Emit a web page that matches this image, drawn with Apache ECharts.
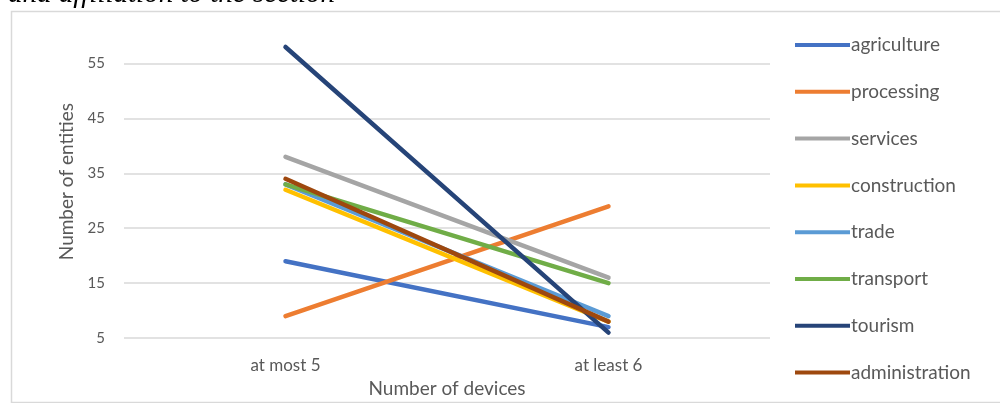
<!DOCTYPE html>
<html>
<head>
<meta charset="utf-8">
<script src="https://cdn.jsdelivr.net/npm/echarts@6/dist/echarts.min.js"></script>
<style>
  html, body { margin: 0; padding: 0; background: #ffffff; }
  #chart { width: 1000px; height: 403px; }
</style>
</head>
<body>
<div id="chart"></div>
<script>
// Number of entities by count of devices, per section
const categories = ['at most 5', 'at least 6'];
const sections = ['agriculture', 'processing', 'services', 'construction', 'trade', 'transport', 'tourism', 'administration'];
const agriculture    = [19, 7];
const processing     = [9, 29];
const services       = [38, 16];
const construction   = [32, 8];
const trade          = [33, 9];
const transport      = [33, 15];
const tourism        = [58, 6];
const administration = [34, 8];
const yTicks = [5, 15, 25, 35, 45, 55];

const values = [agriculture, processing, services, construction, trade, transport, tourism, administration];
const colors = ['#4472C4', '#ED7D31', '#A5A5A5', '#FFC000', '#5B9BD5', '#70AD47', '#264478', '#9E480E'];
const textColor = '#595959';
const font = 'Lato, "Open Sans", sans-serif';

const chart = echarts.init(document.getElementById('chart'), null, { renderer: 'canvas' });

chart.setOption({
  backgroundColor: '#ffffff',
  animation: false,
  graphic: [
    {
      type: 'rect',
      left: 9, top: 9,
      shape: { x: 0, y: 0, width: 1000, height: 391 },
      style: { fill: 'none', stroke: '#d9d9d9', lineWidth: 1.5 },
      z: -1
    },
    {
      type: 'text',
      left: 8, top: -20,
      style: {
        text: 'and affiliation to the section',
        font: 'italic 29px "Liberation Serif", "DejaVu Serif", serif',
        fill: '#000000'
      }
    }
  ],
  grid: { left: 124, right: 230, top: 25, bottom: 60 },
  legend: {
    orient: 'vertical',
    left: 790,
    top: 29,
    itemWidth: 55,
    itemHeight: 4,
    itemGap: 24.8,
    icon: 'rect',
    data: sections,
    textStyle: { color: textColor, fontFamily: font, fontSize: 19, lineHeight: 22, padding: [0, 0, 0, -4] }
  },
  xAxis: {
    type: 'category',
    data: categories,
    boundaryGap: true,
    axisLine: { show: false },
    axisTick: { show: false },
    axisLabel: { color: textColor, fontFamily: font, fontSize: 17, margin: 19 },
    name: 'Number of devices',
    nameLocation: 'middle',
    nameGap: 40,
    nameTextStyle: { color: textColor, fontFamily: font, fontSize: 19 }
  },
  yAxis: {
    type: 'value',
    min: yTicks[0],
    max: 62,
    interval: yTicks[1] - yTicks[0],
    axisLine: { show: false },
    axisTick: { show: false },
    axisLabel: { color: textColor, fontFamily: font, fontSize: 15, margin: 19, showMaxLabel: false },
    splitLine: { show: true, showMaxLine: false, lineStyle: { color: '#d9d9d9', width: 1.5 } },
    name: 'Number of entities',
    nameLocation: 'middle',
    nameGap: 44,
    nameTextStyle: { color: textColor, fontFamily: font, fontSize: 19 }
  },
  series: sections.map((name, i) => ({
    name: name,
    type: 'line',
    data: values[i],
    symbol: 'none',
    color: colors[i],
    lineStyle: { width: 4.5, color: colors[i], cap: 'round' },
    itemStyle: { color: colors[i] }
  }))
});
</script>
</body>
</html>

[AIM OF THE EXERCISE]
Transcribe the material exactly, leaving every picture out.

[TASK SOLUTION]
Emit a web page that matches this image, drawn with Apache ECharts.
<!DOCTYPE html>
<html>
<head>
<meta charset="utf-8">
<script src="https://cdn.jsdelivr.net/npm/echarts@6/dist/echarts.min.js"></script>
<style>
  html, body { margin: 0; padding: 0; background: #ffffff; }
  #chart { width: 1000px; height: 403px; }
</style>
</head>
<body>
<div id="chart"></div>
<script>
// Number of entities by count of devices, per section
const categories = ['at most 5', 'at least 6'];
const sections = ['agriculture', 'processing', 'services', 'construction', 'trade', 'transport', 'tourism', 'administration'];
const agriculture    = [19, 7];
const processing     = [9, 29];
const services       = [38, 16];
const construction   = [32, 8];
const trade          = [33, 9];
const transport      = [33, 15];
const tourism        = [58, 6];
const administration = [34, 8];
const yTicks = [5, 15, 25, 35, 45, 55];

const values = [agriculture, processing, services, construction, trade, transport, tourism, administration];
const colors = ['#4472C4', '#ED7D31', '#A5A5A5', '#FFC000', '#5B9BD5', '#70AD47', '#264478', '#9E480E'];
const textColor = '#595959';
const font = 'Lato, "Open Sans", sans-serif';

const chart = echarts.init(document.getElementById('chart'), null, { renderer: 'canvas' });

chart.setOption({
  backgroundColor: '#ffffff',
  animation: false,
  graphic: [
    {
      type: 'rect',
      left: 9, top: 9,
      shape: { x: 0, y: 0, width: 1000, height: 391 },
      style: { fill: 'none', stroke: '#d9d9d9', lineWidth: 1.5 },
      z: -1
    },
    {
      type: 'text',
      left: 8, top: -20,
      style: {
        text: 'and affiliation to the section',
        font: 'italic 29px "Liberation Serif", "DejaVu Serif", serif',
        fill: '#000000'
      }
    }
  ],
  grid: { left: 124, right: 230, top: 25, bottom: 60 },
  legend: {
    orient: 'vertical',
    left: 790,
    top: 29,
    itemWidth: 55,
    itemHeight: 4,
    itemGap: 24.8,
    icon: 'rect',
    data: sections,
    textStyle: { color: textColor, fontFamily: font, fontSize: 19, lineHeight: 22, padding: [0, 0, 0, -4] }
  },
  xAxis: {
    type: 'category',
    data: categories,
    boundaryGap: true,
    axisLine: { show: false },
    axisTick: { show: false },
    axisLabel: { color: textColor, fontFamily: font, fontSize: 17, margin: 19 },
    name: 'Number of devices',
    nameLocation: 'middle',
    nameGap: 40,
    nameTextStyle: { color: textColor, fontFamily: font, fontSize: 19 }
  },
  yAxis: {
    type: 'value',
    min: yTicks[0],
    max: 62,
    interval: yTicks[1] - yTicks[0],
    axisLine: { show: false },
    axisTick: { show: false },
    axisLabel: { color: textColor, fontFamily: font, fontSize: 15, margin: 19, showMaxLabel: false },
    splitLine: { show: true, showMaxLine: false, lineStyle: { color: '#d9d9d9', width: 1.5 } },
    name: 'Number of entities',
    nameLocation: 'middle',
    nameGap: 44,
    nameTextStyle: { color: textColor, fontFamily: font, fontSize: 19 }
  },
  series: sections.map((name, i) => ({
    name: name,
    type: 'line',
    data: values[i],
    symbol: 'none',
    color: colors[i],
    lineStyle: { width: 4.5, color: colors[i], cap: 'round' },
    itemStyle: { color: colors[i] }
  }))
});
</script>
</body>
</html>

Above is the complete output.